|Trentini v Metropolitan Prop. & Cas. Ins. Co.|
|2003 NY Slip Op 19071 [2 AD3d 957]|
|December 4, 2003|
|Appellate Division, Third Department|
|As corrected through|
|Published by New York State Law Reporting Bureau pursuant to Judiciary Law § 431.|
|Robert J. Trentini, Respondent,|
Metropolitan Property and Casualty Insurance Company, Appellant.
Kane, J. Appeal from an order and judgment of the Supreme Court (Nolan, Jr., J.), entered November 8, 2002 in Saratoga County, upon a decision of the court in favor of plaintiff.
Bruce Campbell, Jr. was driving a vehicle insured by defendant. After the vehicle stalled and Campbell could not restart it, he pushed the vehicle down a hill to a safer spot, pushed it to the shoulder of the road against a snowbank, turned on its hazard flashers, locked the doors and walked home. Approximately 15 minutes later, he returned in another vehicle and attempted to jump start the disabled vehicle. These attempts were fruitless. Campbell then locked the vehicle again and went to a friend's home in order to get someone to tow the disabled vehicle. About 20 to 25 minutes later, as he was heading back to the vehicle, he was informed that two snowmobiles had collided with the disabled car. Plaintiff, who was operating one of those snowmobiles, was injured. After defendant denied plaintiff's request for no-fault benefits, plaintiff commenced this action. The sole issue was whether the disabled vehicle was in "use or operation" at the time of the accident, thus permitting plaintiff to recover no-fault benefits pursuant to Insurance Law § 5103 (a) (1). After a bench trial, Supreme Court found that the vehicle was in use and granted judgment to plaintiff. We agree.

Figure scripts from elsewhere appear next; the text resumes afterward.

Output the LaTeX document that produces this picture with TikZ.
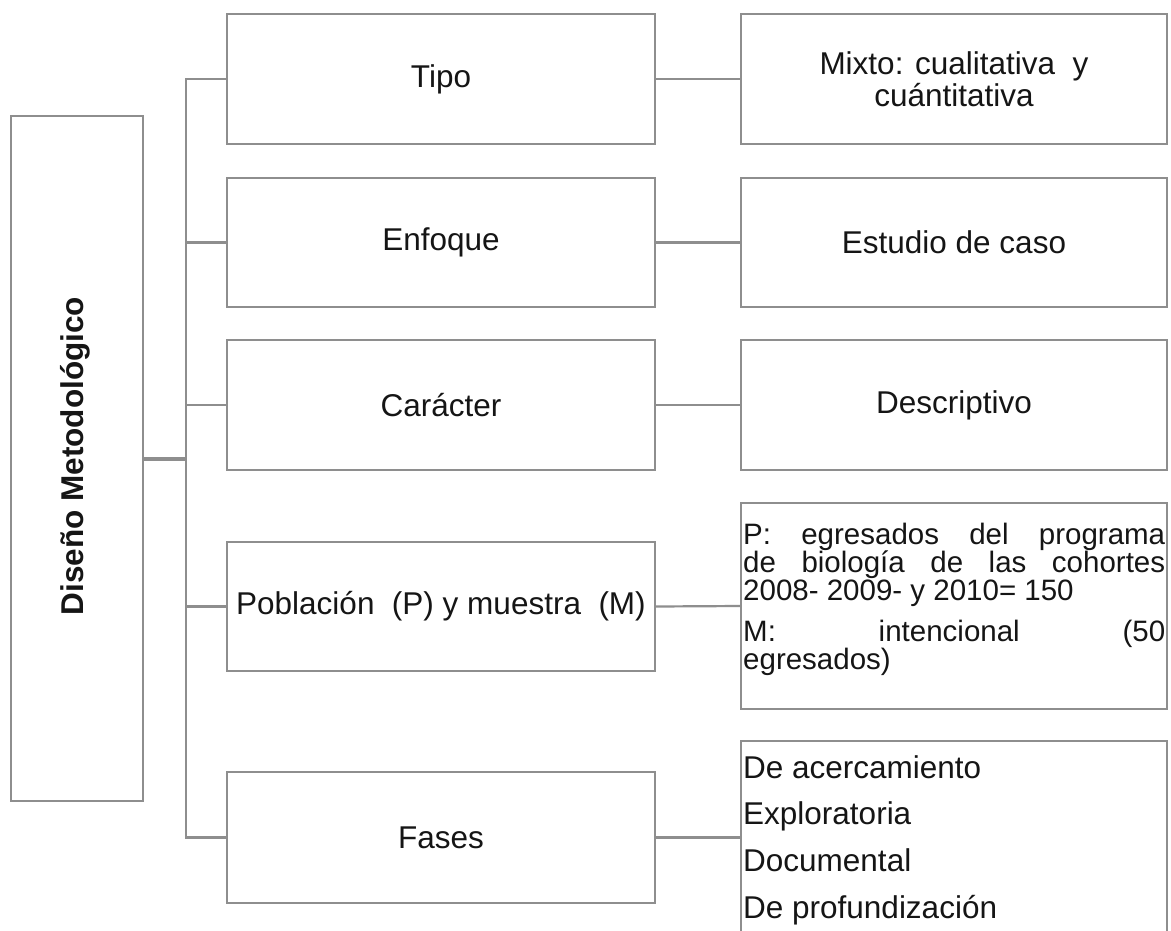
\documentclass[tikz,border=0pt]{standalone}
\usepackage{fontspec}
\setmainfont{Liberation Sans}
\definecolor{linegray}{HTML}{8E8E8E}
\definecolor{textblack}{HTML}{151515}
\newcommand{\mainsz}{\fontsize{31.5}{32}\selectfont}
\newcommand{\pobsz}{\fontsize{29.5}{28}\selectfont}
\begin{document}
\begin{tikzpicture}[x=1pt,y=-1pt,
  box/.style={draw=linegray, line width=2.4pt, inner sep=2pt, align=center, font=\mainsz, text=textblack},
  conn/.style={draw=linegray, line width=2.2pt, line cap=rect},
  txt/.style={inner sep=0pt, font=\mainsz, text=textblack},
  ptxt/.style={inner sep=0pt, font=\pobsz, text=textblack, anchor=base west}]
\clip (0,0) rectangle (1171,930);
\fill[white] (0,0) rectangle (1171,930);
% left box
\node[box, minimum width=132pt, minimum height=685pt] (dm) at (77,458.5) {};
\node[txt, rotate=90, font=\mainsz\bfseries] (dmt) at (75,456) {Diseño Metodológico};
% middle column
\node[box, minimum width=428pt, minimum height=130pt] (tipo) at (441,79) {Tipo};
\node[box, minimum width=428pt, minimum height=129pt] (enfoque) at (441,242.5) {Enfoque};
\node[box, minimum width=428pt, minimum height=130pt] (caracter) at (441,405) {Carácter};
\node[box, minimum width=428pt, minimum height=129pt] (pob) at (441,606.5) {Población\ \ (P) y muestra\ \ (M)};
\node[box, minimum width=428pt, minimum height=131pt] (fases) at (441,837.5) {Fases};
% right column
\node[box, minimum width=426pt, minimum height=130pt] (mixto) at (954,79) {Mixto: cualitativa\ \ y\\cuántitativa};
\node[box, minimum width=426pt, minimum height=129pt] (estudio) at (954,242.5) {Estudio de caso};
\node[box, minimum width=426pt, minimum height=130pt] (desc) at (954,405) {Descriptivo};
\node[box, minimum width=426pt, minimum height=206pt] (pobR) at (954,606) {};
\node[box, minimum width=426pt, minimum height=219pt] (fasesR) at (954,850.5) {};
% text of the population box
\node[ptxt] (p1) at (743,544) {\makebox[422pt][s]{P: egresados del programa}};
\node[ptxt] (p2) at (743,572) {\makebox[422pt][s]{de biología de las cohortes}};
\node[ptxt] (p3) at (743,600) {2008- 2009- y 2010= 150};
\node[ptxt] (p4) at (743,641) {\makebox[422pt][s]{M: intencional (50}};
\node[ptxt] (p5) at (743,669) {egresados)};
% text of the phases box
\node[txt, anchor=base west] (f1) at (743,778) {De acercamiento};
\node[txt, anchor=base west] (f2) at (743,824) {Exploratoria};
\node[txt, anchor=base west] (f3) at (743,871) {Documental};
\node[txt, anchor=base west] (f4) at (743,918) {De profundización};
% connectors
\coordinate (tx) at (186,458.5);
\draw[conn, line width=4pt, line cap=butt] (dm.east) -- (tx);
\draw[conn] (tipo.west -| tx) -- (fases.west -| tx);
\foreach \n in {tipo,enfoque,caracter,pob,fases}
  \draw[conn, line cap=butt] (\n.west -| tx) -- (\n.west);
\draw[conn, line cap=butt] (tipo.east) -- (mixto.west);
\draw[conn, line cap=butt] (enfoque.east) -- (estudio.west);
\draw[conn, line cap=butt] (caracter.east) -- (desc.west);
\draw[conn, line cap=butt] (pob.east) -- (pobR.west);
\draw[conn, line cap=butt] (fases.east) -- (fases.east -| fasesR.west);
\end{tikzpicture}
\end{document}
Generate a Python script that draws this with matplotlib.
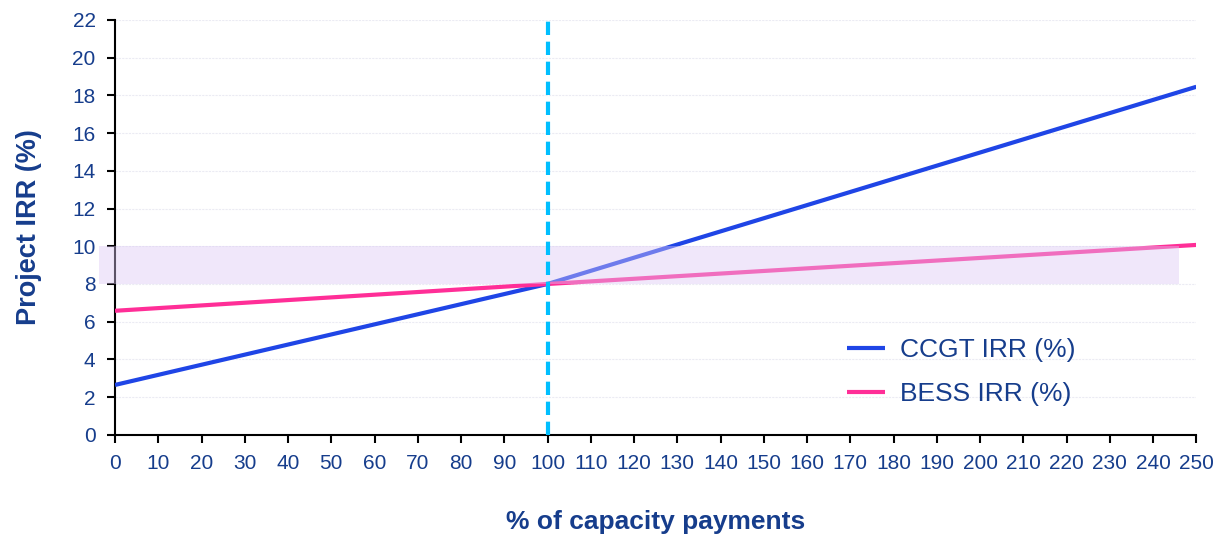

In McConnell v Fireman's Fund Am. Ins. Co. (49 AD2d 676 ), the plaintiff, while operating a snowmobile, struck a locked, unoccupied automobile parked on the street. The Fourth Department held that the automobile was not in "use" within the meaning of the Insurance Law (id. at 677). Unlike the vehicle owner in McConnell, Campbell did not voluntary place his vehicle near his residence intending that to be his permanent parking place for the night (cf. Wooster v Soriano, 167 AD2d 233 ). He experienced an unplanned stop due to the temporary disability of his car in a place where a vehicle would not normally be parked. Campbell activated the hazard lights to warn other drivers, and his sole purpose in leaving the vehicle was to gain assistance to return and retrieve it as soon as possible. These circumstances constituted an "on-going activity relating to the vehicle" which would necessitate a conclusion that the vehicle was in use (compare Matter of Celona v Royal Globe Ins. Co., 85 AD2d 635 ; Gering v Merchants Mut. Ins. Co., 75 AD2d 321, 323 ). Because the vehicle he struck was in "use or operation" at the time of the accident, plaintiff is entitled to no-fault benefits.
Cardona, P.J., Crew III, Peters and Mugglin, JJ., concur. Ordered that the order and judgment is affirmed, with costs.